Hadoop in the Cloud with Amazon, Google and MapR

June was a big month for the cloud and for Hadoop. It was also a big month for the intersection of the two.

June of 2012 was a big month for the cloud. On June 7th, Microsoft re-launched its Windows Azure cloud platform, which now features a full-fledged Infrastructure as a Service (IaaS) offering that accommodates both Windows and Linux. Then on June 28, Google, at its I/O conference, launched Google Compute Engine, its own IaaS cloud platform.

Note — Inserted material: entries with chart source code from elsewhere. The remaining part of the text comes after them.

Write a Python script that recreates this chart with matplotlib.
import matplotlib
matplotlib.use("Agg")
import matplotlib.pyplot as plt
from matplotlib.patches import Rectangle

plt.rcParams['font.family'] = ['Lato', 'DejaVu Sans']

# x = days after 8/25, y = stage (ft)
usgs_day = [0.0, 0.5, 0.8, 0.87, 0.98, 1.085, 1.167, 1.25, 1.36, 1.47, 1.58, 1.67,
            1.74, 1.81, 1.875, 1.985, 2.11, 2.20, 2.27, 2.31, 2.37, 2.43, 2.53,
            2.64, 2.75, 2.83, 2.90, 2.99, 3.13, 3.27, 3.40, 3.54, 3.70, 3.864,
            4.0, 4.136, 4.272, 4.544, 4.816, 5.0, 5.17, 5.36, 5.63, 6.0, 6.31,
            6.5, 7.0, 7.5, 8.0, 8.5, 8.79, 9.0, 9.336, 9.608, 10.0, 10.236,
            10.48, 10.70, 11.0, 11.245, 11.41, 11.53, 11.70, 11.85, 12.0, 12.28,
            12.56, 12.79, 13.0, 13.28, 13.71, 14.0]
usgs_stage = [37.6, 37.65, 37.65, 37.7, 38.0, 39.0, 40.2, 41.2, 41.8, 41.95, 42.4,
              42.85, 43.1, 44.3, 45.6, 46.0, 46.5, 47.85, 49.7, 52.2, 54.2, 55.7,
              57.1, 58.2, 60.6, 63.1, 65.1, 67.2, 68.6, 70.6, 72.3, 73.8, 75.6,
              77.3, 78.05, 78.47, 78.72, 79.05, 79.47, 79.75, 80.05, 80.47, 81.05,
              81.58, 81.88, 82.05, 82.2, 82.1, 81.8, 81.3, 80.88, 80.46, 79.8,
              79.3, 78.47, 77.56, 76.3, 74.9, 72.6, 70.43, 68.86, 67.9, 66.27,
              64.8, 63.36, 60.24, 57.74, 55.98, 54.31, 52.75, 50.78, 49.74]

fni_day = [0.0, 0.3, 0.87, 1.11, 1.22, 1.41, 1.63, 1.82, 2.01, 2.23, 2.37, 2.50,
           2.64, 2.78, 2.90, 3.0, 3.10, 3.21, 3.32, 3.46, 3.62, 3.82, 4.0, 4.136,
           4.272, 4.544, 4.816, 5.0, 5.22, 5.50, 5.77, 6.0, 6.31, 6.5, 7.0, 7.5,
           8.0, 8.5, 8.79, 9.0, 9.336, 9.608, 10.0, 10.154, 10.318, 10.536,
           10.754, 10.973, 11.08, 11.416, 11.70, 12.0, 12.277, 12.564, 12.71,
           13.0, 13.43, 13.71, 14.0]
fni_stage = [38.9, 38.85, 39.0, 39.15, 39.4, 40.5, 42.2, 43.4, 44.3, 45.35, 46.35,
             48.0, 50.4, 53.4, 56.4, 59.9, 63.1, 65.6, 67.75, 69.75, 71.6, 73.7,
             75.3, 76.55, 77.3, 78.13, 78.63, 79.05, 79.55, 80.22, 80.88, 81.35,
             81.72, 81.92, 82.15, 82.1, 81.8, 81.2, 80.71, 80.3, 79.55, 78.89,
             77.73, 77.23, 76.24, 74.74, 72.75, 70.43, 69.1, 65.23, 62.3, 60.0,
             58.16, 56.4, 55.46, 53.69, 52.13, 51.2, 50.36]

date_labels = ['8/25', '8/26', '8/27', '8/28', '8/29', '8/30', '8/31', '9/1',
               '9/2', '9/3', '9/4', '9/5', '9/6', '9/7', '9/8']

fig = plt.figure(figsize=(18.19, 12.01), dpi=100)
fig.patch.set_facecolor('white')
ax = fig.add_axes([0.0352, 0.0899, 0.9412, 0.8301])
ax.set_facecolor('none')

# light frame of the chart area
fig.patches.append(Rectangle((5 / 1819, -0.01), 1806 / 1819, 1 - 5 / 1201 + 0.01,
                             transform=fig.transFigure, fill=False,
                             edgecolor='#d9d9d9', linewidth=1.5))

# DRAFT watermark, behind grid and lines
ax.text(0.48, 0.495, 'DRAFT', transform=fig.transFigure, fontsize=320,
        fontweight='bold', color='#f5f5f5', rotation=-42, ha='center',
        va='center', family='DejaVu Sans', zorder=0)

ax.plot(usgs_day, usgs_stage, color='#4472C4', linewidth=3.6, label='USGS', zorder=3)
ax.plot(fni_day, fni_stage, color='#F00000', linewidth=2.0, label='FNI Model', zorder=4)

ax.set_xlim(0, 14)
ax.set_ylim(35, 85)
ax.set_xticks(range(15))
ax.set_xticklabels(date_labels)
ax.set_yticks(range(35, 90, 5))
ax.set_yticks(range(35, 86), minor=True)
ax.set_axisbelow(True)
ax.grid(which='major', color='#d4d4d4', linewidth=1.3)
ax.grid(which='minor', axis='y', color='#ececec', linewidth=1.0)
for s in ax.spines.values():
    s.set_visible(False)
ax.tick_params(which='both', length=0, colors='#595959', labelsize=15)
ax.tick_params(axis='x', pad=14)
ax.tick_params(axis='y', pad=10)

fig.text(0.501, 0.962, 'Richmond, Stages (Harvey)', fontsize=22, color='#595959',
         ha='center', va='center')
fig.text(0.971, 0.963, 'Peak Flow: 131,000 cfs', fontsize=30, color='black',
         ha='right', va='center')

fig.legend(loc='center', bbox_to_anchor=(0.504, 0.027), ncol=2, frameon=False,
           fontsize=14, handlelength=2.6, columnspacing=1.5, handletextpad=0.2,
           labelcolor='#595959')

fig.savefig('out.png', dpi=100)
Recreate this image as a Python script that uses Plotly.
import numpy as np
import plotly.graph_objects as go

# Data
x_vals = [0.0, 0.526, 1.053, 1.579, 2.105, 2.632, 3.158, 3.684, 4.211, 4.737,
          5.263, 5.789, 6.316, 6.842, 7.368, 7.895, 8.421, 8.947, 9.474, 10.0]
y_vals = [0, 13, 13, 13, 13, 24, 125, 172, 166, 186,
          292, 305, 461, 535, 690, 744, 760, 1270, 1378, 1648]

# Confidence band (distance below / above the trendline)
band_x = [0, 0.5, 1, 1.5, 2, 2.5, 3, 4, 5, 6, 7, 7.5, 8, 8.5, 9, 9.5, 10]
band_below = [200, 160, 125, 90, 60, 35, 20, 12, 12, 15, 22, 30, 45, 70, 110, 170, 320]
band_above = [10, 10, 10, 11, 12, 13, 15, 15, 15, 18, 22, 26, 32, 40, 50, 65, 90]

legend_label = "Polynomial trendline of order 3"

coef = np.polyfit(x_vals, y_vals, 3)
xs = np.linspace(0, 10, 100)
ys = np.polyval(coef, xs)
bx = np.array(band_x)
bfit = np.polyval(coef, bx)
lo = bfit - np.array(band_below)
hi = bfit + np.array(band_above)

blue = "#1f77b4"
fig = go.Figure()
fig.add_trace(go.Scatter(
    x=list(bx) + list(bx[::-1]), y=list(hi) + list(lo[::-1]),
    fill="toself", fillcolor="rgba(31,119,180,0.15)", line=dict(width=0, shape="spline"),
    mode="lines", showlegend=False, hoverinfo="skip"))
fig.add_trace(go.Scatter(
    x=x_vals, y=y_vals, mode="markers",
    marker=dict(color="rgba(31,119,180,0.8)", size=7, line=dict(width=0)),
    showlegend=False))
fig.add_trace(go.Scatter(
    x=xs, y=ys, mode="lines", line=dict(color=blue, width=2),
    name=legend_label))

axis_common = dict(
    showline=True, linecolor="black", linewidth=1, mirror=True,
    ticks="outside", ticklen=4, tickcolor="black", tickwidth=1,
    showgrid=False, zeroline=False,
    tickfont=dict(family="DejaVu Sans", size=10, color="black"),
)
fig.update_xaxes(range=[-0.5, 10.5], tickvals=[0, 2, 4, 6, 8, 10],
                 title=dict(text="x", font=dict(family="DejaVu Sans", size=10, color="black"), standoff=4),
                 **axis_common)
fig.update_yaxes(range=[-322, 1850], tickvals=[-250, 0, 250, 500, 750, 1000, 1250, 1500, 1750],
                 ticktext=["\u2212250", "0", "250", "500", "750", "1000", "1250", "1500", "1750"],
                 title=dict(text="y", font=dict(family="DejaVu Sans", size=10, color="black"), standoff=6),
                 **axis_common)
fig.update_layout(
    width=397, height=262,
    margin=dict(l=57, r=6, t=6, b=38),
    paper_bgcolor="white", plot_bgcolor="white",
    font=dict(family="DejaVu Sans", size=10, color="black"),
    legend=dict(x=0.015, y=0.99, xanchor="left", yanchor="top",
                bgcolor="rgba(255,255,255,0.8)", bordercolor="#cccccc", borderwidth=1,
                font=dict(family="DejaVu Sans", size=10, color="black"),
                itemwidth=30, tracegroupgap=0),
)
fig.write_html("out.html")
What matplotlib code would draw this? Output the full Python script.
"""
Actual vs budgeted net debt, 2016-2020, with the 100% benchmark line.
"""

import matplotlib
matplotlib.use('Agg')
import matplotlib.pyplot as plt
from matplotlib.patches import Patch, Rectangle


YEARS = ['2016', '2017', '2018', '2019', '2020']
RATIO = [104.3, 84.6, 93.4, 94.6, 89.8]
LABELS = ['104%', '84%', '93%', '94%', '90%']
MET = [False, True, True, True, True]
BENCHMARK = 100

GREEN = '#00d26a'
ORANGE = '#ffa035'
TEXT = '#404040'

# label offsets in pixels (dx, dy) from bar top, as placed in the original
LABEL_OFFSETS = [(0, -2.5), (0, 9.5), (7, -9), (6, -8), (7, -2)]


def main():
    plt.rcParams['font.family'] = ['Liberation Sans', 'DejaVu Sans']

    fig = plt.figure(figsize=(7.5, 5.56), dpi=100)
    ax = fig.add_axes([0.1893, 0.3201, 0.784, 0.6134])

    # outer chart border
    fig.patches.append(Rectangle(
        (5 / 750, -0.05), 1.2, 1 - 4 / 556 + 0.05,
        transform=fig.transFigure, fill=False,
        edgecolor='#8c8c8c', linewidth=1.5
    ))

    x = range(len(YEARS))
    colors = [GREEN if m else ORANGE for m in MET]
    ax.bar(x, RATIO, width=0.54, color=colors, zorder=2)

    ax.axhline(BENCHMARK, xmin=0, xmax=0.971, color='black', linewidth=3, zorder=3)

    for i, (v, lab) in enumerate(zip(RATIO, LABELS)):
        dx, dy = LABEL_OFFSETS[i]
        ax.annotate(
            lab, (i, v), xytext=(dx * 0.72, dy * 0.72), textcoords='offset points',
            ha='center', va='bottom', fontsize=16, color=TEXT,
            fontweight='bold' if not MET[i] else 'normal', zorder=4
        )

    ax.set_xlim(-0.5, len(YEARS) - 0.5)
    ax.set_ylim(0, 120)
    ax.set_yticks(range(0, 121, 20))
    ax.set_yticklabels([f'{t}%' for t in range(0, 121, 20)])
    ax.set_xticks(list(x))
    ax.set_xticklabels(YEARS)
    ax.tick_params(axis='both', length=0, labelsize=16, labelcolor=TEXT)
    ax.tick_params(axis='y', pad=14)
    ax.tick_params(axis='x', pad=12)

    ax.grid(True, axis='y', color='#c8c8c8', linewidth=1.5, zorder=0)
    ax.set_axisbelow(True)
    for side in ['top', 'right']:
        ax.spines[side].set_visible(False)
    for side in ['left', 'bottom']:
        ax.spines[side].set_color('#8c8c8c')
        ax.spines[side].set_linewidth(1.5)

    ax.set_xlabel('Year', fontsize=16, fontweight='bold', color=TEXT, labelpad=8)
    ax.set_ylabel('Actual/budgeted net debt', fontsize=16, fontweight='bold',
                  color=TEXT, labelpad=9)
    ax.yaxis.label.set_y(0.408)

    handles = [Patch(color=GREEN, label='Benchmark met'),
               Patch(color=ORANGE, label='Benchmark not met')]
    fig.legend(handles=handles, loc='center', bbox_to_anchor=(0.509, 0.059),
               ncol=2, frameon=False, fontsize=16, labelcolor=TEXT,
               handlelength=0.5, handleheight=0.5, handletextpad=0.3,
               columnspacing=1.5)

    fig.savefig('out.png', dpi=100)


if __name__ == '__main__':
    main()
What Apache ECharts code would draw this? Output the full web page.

June was also a big month for Hadoop.  The Hadoop Summit took place in San Jose, CA on June 13th and 14th.  Yahoo offshoot Hortonworks used the event as the launchpad for its own Hadoop distribution, dubbed the Hortonworks Data Platform (HDP).  Hortonworks will now work to achieve the same prominence for HDP as Cloudera has achieved for its Cloudera Distribution including Apache Hadoop (CDH).

Don't forget MapR
The Hadoop world isn't all about CDH and HDP though.  Another important distribution out there is the one from MapR, which seeks to make the Hadoop Distributed File System more friendly and addressable as a Network File Storage volume.  This HDFS-to-NFS translation gives HDFS files the read/write random access taken for granted with conventional file systems.

MapR trails Cloudera's distribution by quite a lot, however.  And Hortonworks' distro will probably overtake it quickly, as well.  But don't write MapR off just yet, because in the last couple of weeks it has emerged as an important piece of the Hadoop cloud puzzle.

MapR-ing the cloud
On June 16th, Amazon announced that in addition to its own Hadoop distribution, it now provides the option to use MapR's distro on the temporary clusters provisioned through its Elastic MapReduce service, hosted within its Elastic Compute Cloud (EC2).  Customers can use the "M3" open source community edition of MapR or the Enterprise edition, known as "M5."  M5 carries a non-trivial surcharge but offers Enterprise features like mirrored clusters and the ability to create snapshot-style backups of your cluster.

MapR didn't stop there. Instead, it continued its June cloud crusade, by announcing on June 28th at Google I/O a private beta of its Hadoop distribution running on the Google Compute Engine cloud.  Suddenly the Hadoop distro that many considered an also-ran has become the poster child for Big Data in the cloud.

Cloud Hadoop by Microsoft, or even by yourself
Is that enough Hadoop in the cloud for you?  If not, don't forget the Microsoft-Hortonworks Hadoop distro for Windows, now available through an invitation-only beta on its Azure cloud.  And if you're still not satisfied, check out the Apache Whirr project, which lets you deploy virtually any Hadoop distribution to clusters built from cloud servers on Amazon Web Services or Rackspace Cloud Servers.

Hadoop in the cloud isn't always easy, especially since most cloud platforms have their own BLOB storage facilities that only a cloud vendor-tuned distribution can typically handle.  But Hadoop in the cloud makes a great deal of sense: the elastic resource allocation that cloud computing is premised on works well for cluster-based data processing infrastructure used on varying analyses and data sets of indeterminate size.

Hadoop in the cloud is likely to get increasingly popular.  In the future it will be interesting to see if the Hadoop distribution vendors, or the cloud platform vendors, will be the ones to lead the charge.